--- start of Data provided ---
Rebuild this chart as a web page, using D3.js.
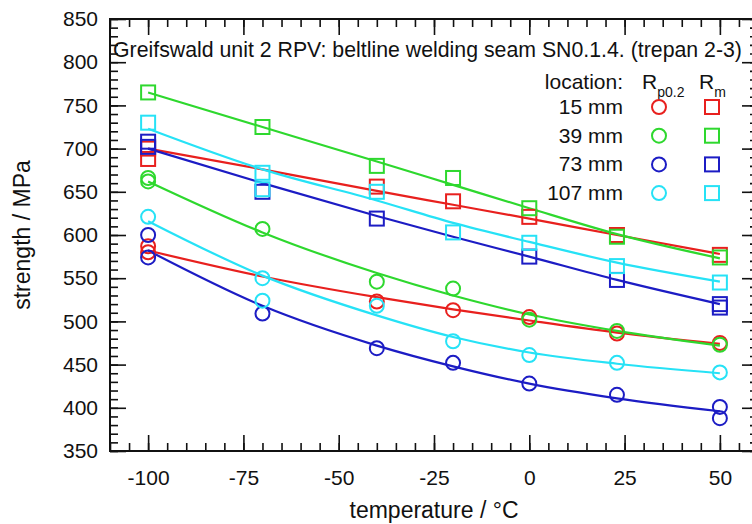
--- end of Data provided ---
--- start of Data provided ---
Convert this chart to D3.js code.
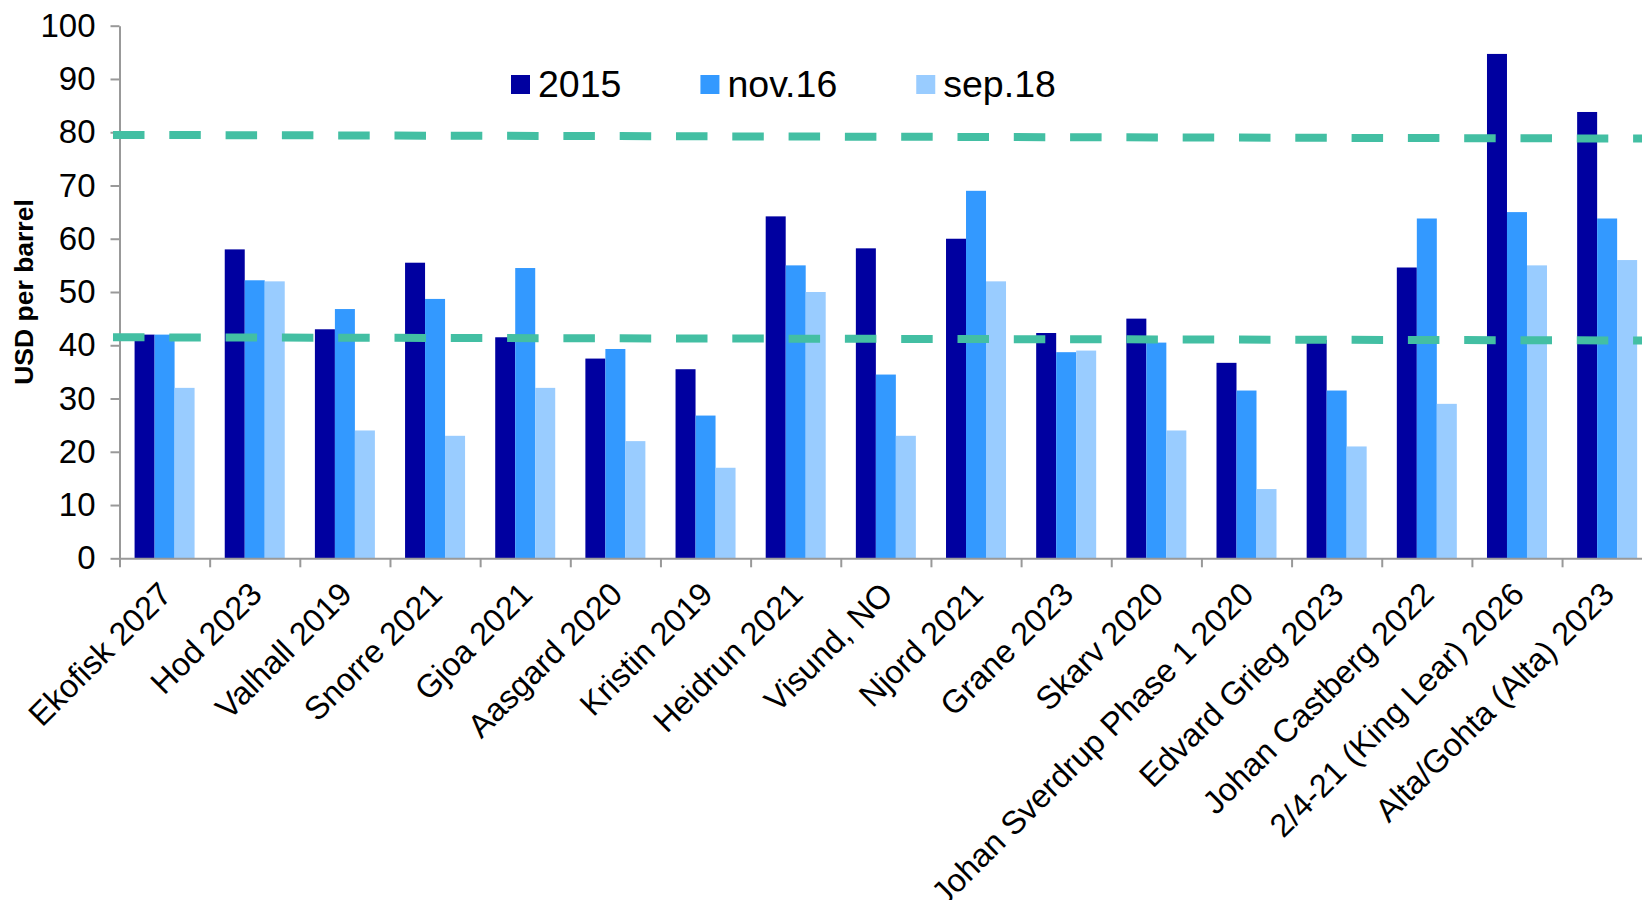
--- end of Data provided ---
--- start of Data provided ---
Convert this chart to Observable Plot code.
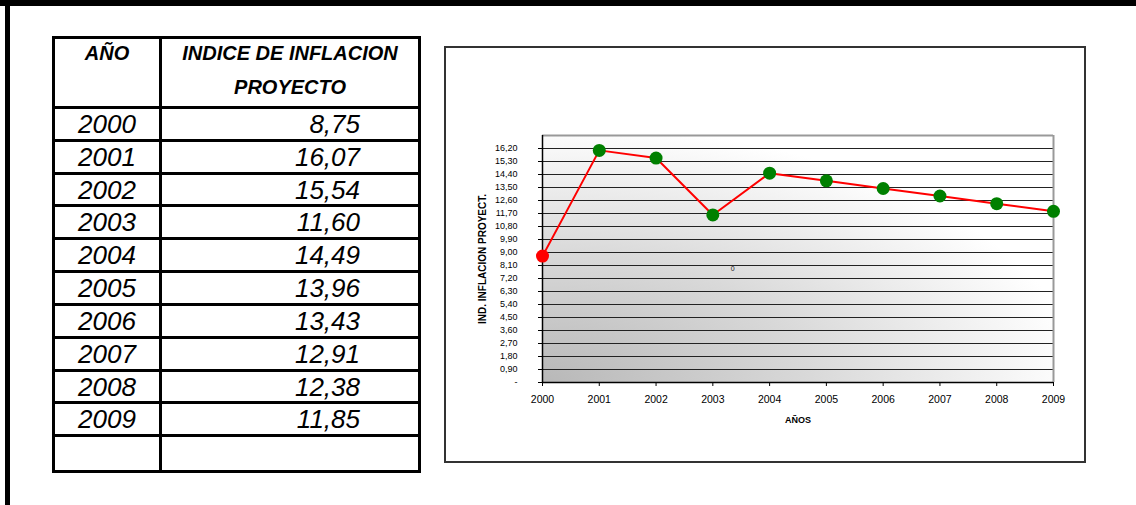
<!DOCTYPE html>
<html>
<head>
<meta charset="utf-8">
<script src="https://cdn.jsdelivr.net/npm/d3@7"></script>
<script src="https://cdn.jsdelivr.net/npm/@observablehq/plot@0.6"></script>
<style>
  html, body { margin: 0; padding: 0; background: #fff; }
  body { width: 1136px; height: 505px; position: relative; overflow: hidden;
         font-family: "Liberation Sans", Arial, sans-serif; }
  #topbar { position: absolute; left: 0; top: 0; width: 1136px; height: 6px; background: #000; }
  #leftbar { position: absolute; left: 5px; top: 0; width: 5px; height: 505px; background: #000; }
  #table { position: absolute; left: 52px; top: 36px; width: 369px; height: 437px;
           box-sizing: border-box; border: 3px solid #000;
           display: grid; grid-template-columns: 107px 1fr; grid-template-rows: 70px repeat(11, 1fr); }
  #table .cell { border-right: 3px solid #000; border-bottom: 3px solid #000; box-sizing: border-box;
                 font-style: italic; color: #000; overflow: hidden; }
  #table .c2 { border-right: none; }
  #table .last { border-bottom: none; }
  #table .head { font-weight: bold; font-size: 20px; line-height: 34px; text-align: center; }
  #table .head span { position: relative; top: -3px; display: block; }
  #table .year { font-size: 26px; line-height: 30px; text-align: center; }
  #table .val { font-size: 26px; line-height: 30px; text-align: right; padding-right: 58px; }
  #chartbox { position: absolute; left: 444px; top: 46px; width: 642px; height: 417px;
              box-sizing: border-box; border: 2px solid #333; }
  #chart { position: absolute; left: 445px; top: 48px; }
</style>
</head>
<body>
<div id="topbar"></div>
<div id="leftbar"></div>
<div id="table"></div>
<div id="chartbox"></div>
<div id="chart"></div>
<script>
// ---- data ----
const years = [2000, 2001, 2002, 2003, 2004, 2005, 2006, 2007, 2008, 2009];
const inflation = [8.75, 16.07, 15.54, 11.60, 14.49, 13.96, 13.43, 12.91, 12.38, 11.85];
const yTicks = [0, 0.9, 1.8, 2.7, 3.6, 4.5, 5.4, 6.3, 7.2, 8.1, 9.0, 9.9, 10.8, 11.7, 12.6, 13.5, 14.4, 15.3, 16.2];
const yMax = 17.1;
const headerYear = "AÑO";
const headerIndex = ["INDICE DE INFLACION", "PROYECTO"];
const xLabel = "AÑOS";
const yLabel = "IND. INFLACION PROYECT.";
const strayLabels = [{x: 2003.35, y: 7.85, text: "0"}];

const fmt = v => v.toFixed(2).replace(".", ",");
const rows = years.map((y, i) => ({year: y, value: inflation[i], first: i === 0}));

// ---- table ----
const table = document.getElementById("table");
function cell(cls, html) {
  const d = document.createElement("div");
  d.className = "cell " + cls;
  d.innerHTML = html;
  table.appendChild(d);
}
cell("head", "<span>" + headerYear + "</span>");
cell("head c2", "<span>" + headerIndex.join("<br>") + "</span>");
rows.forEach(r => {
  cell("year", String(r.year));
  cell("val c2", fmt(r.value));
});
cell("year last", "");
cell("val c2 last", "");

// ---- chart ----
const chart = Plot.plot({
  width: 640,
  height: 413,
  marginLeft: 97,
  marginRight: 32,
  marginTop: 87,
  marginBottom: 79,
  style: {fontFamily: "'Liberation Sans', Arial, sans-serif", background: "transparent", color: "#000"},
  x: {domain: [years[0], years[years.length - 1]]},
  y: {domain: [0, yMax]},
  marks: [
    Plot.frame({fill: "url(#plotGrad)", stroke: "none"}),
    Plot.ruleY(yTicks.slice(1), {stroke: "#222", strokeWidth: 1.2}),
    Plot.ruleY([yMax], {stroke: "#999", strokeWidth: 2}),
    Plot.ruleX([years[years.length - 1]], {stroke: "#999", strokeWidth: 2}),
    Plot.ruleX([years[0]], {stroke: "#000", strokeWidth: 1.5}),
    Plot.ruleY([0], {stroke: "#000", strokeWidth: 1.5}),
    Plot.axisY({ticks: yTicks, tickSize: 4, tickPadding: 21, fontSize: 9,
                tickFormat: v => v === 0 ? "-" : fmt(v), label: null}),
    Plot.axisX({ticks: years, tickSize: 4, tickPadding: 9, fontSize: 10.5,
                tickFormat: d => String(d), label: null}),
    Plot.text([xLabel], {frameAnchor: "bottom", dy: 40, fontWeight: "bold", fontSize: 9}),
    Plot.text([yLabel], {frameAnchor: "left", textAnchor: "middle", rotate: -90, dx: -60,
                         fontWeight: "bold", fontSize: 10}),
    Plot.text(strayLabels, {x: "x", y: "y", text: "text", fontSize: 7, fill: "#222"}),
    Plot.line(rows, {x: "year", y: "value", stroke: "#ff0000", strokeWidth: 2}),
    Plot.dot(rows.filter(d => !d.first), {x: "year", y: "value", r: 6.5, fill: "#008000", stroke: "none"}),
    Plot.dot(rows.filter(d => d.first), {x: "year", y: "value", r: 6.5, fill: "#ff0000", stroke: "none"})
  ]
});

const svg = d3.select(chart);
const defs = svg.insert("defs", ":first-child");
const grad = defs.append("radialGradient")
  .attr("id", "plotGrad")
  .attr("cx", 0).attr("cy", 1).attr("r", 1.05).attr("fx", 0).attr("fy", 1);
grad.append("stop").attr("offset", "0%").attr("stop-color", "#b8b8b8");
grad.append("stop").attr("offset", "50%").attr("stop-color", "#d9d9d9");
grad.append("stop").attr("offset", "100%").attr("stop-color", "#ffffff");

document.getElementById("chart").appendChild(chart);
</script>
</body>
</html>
--- end of Data provided ---
> _Given request_
Search the entries for the word "code" and copy every line that has it.

> _Response_
Convert this chart to D3.js code.
Convert this chart to Observable Plot code.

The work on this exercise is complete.